SplitSpring 2010 Fiction
When Jace arrives in Albuquerque seeking refuge with his brother Christian, he expects some kind of brotherly welcome, or at least concern; of all people, Christian should know how Jace got his bruised and beaten face. But Christian is oddly cold. He seems to resent Jace's presence and forbids all personal questions. Christian's serious girlfriend, Mirriam, didn't even know he had a brother until Jace showed up on the doorstep. Jace tries to hold his new life together. He goes to school, plays soccer, holds down a bookstore job to contribute to the rent, and continues to hope that their mother will escape from their father in time for Thanksgiving. He abides by Christian's rules (mostly). But Jace isn't sure how much longer he can control his anger at his mother's passivity, his father's abuse, and Christian's estrangement; losing control would jeopardize his already fragile new life.

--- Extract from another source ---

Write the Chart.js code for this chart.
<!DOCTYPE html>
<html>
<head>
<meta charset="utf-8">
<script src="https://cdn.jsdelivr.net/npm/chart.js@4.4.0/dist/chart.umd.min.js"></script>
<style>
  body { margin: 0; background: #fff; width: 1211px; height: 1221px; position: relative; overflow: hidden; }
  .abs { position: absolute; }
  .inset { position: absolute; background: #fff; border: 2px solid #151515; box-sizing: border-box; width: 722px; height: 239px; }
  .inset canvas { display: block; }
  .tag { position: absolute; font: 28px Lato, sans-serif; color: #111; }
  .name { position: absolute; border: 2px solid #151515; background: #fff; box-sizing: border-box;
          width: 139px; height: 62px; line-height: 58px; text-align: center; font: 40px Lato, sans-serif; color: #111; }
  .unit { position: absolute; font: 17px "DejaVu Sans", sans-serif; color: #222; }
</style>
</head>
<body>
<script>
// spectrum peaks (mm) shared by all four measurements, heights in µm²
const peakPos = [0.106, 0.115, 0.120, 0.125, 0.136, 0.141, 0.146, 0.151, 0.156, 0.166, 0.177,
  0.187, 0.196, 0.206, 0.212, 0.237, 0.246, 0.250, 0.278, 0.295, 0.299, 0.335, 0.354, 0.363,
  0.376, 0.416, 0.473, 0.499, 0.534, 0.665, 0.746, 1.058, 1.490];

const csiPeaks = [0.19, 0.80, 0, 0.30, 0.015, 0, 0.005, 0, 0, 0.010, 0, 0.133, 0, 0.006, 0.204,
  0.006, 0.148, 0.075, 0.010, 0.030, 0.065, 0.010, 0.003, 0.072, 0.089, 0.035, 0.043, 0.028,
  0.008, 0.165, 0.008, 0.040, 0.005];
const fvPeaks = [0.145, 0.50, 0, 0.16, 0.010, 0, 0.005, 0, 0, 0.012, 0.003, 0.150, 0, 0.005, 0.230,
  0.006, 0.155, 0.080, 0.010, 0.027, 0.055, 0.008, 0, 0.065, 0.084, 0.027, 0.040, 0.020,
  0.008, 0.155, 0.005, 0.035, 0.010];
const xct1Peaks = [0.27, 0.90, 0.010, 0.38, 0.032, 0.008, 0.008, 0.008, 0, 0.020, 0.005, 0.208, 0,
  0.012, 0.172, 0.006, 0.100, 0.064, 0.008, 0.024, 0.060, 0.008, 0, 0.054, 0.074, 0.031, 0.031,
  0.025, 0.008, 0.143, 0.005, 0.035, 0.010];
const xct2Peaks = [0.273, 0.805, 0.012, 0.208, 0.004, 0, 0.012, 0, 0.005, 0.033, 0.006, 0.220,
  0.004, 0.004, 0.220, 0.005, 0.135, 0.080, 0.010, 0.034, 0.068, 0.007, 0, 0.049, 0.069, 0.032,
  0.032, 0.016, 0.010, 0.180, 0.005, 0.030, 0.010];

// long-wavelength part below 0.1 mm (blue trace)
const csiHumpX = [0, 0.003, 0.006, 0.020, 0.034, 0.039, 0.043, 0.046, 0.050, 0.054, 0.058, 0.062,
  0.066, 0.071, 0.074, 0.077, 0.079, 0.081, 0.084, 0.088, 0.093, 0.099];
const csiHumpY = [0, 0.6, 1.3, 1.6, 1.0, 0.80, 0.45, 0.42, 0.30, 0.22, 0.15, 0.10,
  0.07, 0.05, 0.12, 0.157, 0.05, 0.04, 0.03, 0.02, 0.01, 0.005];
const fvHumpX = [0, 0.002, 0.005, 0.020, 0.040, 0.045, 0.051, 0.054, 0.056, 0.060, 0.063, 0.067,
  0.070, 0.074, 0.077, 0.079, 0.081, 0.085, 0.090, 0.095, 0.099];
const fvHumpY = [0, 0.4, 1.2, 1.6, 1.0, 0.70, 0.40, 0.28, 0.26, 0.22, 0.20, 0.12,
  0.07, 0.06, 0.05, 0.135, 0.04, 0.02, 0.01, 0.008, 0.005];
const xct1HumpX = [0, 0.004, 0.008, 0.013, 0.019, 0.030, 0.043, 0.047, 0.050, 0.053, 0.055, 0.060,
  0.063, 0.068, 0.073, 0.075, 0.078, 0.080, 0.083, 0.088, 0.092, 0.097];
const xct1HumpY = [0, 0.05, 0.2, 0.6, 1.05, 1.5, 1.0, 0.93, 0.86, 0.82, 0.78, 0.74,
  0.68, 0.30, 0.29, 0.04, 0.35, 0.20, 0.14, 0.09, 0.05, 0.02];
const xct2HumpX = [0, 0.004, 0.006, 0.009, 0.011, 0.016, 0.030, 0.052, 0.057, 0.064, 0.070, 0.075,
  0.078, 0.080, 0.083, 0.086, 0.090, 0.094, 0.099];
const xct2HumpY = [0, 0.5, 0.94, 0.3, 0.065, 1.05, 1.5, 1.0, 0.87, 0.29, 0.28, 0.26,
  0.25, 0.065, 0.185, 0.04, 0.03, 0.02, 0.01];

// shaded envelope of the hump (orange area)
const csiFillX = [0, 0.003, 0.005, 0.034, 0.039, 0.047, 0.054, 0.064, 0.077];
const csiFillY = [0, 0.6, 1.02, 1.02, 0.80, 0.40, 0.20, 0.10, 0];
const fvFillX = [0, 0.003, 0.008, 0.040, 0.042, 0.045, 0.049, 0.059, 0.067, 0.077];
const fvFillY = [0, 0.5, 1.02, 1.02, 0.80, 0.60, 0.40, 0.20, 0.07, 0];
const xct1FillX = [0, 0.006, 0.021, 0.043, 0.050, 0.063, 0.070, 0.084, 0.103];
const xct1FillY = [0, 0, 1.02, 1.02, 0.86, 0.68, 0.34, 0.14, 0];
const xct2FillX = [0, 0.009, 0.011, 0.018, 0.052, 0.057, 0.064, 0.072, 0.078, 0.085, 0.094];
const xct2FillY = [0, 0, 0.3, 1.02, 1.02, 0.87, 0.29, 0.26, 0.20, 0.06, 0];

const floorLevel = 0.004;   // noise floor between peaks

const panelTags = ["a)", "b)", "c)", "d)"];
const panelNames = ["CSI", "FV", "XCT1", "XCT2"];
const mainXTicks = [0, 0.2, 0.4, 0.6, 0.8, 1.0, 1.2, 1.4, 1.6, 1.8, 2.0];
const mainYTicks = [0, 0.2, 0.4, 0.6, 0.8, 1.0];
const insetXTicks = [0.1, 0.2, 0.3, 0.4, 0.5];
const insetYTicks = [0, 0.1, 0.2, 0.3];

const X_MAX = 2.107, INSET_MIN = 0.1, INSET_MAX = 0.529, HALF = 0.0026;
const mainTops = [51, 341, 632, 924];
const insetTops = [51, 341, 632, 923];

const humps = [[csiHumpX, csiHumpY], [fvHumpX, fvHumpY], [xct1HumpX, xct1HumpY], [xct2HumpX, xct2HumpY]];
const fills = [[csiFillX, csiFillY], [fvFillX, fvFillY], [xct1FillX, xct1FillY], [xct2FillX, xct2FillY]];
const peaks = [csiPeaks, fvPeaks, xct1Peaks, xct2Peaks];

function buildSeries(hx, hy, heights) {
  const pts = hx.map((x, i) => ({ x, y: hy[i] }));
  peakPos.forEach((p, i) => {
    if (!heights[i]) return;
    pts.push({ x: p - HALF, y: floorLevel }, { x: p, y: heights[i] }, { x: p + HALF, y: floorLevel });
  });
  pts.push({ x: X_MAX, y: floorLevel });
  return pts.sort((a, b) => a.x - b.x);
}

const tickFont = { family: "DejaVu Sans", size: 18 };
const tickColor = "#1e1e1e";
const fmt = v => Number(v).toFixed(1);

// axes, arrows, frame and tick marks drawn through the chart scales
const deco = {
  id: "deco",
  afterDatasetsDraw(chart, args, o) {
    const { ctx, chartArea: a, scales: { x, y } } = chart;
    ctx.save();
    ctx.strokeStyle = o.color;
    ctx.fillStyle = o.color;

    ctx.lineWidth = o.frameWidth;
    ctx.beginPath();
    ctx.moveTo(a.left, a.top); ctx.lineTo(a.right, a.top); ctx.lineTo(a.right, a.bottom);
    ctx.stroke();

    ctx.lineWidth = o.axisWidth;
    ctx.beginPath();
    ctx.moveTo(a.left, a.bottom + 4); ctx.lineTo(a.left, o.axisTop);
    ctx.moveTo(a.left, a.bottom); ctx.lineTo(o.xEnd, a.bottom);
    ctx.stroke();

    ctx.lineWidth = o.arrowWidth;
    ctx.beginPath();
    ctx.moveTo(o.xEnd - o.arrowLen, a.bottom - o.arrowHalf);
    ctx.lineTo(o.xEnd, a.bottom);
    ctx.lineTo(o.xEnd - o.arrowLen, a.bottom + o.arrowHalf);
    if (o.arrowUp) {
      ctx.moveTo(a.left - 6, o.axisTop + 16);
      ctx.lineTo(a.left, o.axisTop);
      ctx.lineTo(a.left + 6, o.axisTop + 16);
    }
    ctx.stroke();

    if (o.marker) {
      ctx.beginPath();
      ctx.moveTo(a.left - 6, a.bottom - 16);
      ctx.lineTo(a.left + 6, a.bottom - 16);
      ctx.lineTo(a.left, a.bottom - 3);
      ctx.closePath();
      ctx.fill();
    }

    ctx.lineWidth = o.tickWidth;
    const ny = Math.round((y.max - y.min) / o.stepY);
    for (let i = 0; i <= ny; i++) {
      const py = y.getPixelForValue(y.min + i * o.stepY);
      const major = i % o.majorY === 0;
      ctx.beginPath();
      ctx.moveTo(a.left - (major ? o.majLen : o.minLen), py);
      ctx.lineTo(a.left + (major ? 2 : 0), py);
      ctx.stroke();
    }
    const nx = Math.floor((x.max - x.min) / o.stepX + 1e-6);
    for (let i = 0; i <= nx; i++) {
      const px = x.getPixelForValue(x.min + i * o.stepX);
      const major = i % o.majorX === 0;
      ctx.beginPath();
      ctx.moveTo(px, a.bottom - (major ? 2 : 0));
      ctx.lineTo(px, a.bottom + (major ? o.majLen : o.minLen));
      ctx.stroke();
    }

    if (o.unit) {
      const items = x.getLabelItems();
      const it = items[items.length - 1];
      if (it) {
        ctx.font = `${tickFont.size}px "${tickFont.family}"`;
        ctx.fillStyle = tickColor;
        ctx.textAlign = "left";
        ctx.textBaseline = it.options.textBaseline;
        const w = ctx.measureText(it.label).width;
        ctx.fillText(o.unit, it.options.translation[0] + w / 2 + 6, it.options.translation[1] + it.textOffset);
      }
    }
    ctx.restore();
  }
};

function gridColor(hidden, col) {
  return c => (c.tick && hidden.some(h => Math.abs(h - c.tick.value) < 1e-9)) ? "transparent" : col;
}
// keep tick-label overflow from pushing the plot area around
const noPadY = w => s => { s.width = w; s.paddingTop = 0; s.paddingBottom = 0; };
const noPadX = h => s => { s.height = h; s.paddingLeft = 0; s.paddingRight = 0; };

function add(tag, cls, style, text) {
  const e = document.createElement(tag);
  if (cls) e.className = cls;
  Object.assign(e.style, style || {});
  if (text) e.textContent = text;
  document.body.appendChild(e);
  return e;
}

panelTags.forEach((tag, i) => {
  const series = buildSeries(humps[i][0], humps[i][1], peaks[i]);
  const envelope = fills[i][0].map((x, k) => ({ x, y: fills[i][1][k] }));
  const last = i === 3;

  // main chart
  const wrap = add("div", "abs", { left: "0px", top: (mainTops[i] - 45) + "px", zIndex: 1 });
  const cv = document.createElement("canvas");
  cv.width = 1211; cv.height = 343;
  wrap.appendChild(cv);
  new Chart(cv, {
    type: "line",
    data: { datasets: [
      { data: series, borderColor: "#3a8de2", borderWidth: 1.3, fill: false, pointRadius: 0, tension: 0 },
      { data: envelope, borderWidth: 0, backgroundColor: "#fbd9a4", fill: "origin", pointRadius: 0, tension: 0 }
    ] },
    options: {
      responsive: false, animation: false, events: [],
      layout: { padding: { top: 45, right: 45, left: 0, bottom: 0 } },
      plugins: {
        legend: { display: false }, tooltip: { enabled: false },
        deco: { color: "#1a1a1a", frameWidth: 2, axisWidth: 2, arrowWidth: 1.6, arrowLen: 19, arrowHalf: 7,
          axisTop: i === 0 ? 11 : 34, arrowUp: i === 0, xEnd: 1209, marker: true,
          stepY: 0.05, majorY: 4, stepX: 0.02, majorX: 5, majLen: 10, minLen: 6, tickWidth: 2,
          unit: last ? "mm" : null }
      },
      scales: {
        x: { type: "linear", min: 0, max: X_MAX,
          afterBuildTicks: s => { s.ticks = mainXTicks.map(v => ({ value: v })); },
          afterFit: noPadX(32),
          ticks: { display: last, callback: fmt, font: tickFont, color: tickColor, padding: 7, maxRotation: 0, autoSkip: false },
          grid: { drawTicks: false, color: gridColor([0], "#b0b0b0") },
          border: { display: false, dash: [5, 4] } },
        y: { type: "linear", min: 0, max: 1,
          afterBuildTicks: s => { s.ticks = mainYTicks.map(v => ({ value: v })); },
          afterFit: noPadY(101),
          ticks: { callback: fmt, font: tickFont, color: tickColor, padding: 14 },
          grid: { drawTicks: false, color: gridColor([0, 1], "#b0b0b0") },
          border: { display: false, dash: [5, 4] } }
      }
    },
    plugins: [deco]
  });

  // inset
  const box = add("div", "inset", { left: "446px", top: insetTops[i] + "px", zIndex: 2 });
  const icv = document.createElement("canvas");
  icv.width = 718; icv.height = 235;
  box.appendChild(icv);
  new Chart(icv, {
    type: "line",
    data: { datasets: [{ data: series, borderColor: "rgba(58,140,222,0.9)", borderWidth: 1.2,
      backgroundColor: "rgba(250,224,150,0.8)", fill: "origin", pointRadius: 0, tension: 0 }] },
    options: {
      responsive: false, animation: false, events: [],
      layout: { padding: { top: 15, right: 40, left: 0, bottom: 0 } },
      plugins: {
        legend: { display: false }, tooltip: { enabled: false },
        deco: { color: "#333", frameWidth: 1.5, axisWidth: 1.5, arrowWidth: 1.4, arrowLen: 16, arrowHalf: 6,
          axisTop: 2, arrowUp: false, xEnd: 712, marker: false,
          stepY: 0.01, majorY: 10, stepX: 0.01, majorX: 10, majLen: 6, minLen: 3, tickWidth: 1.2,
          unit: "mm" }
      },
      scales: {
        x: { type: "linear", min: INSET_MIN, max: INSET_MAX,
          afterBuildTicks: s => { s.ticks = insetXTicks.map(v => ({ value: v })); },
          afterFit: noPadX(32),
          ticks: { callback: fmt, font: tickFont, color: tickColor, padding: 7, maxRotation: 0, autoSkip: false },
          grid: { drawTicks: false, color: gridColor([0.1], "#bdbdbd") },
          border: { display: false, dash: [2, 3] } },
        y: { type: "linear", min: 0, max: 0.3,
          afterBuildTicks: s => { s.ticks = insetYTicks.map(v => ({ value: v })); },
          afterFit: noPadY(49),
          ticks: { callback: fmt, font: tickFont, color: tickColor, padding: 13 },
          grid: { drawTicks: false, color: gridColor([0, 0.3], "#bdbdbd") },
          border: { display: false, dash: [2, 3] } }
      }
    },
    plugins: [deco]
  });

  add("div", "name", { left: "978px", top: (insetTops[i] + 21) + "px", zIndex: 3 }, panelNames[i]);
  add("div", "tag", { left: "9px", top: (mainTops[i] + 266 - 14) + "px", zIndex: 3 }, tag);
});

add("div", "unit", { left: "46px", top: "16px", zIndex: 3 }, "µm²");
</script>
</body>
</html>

Swati Avasthi's new novel is, on one hand, nothing new; a teenager must come to terms with the issue of abuse and face its ramifications in order to move toward healing. But the author moves beyond the predictable pattern. Avasthi's smart and funny narrator has read a few problem novels himself, enough to poke fun at them and to be seriously annoyed when Christian's do-gooder girlfriend, in an effort to let him know that he is not alone, leaves pages of not-so-helpful abuse statistics on the kitchen table for Jace to find. Teen readers will appreciate this "problem novel," not only for the problem itself, but perhaps more for the smart character development and the wry narrative tone.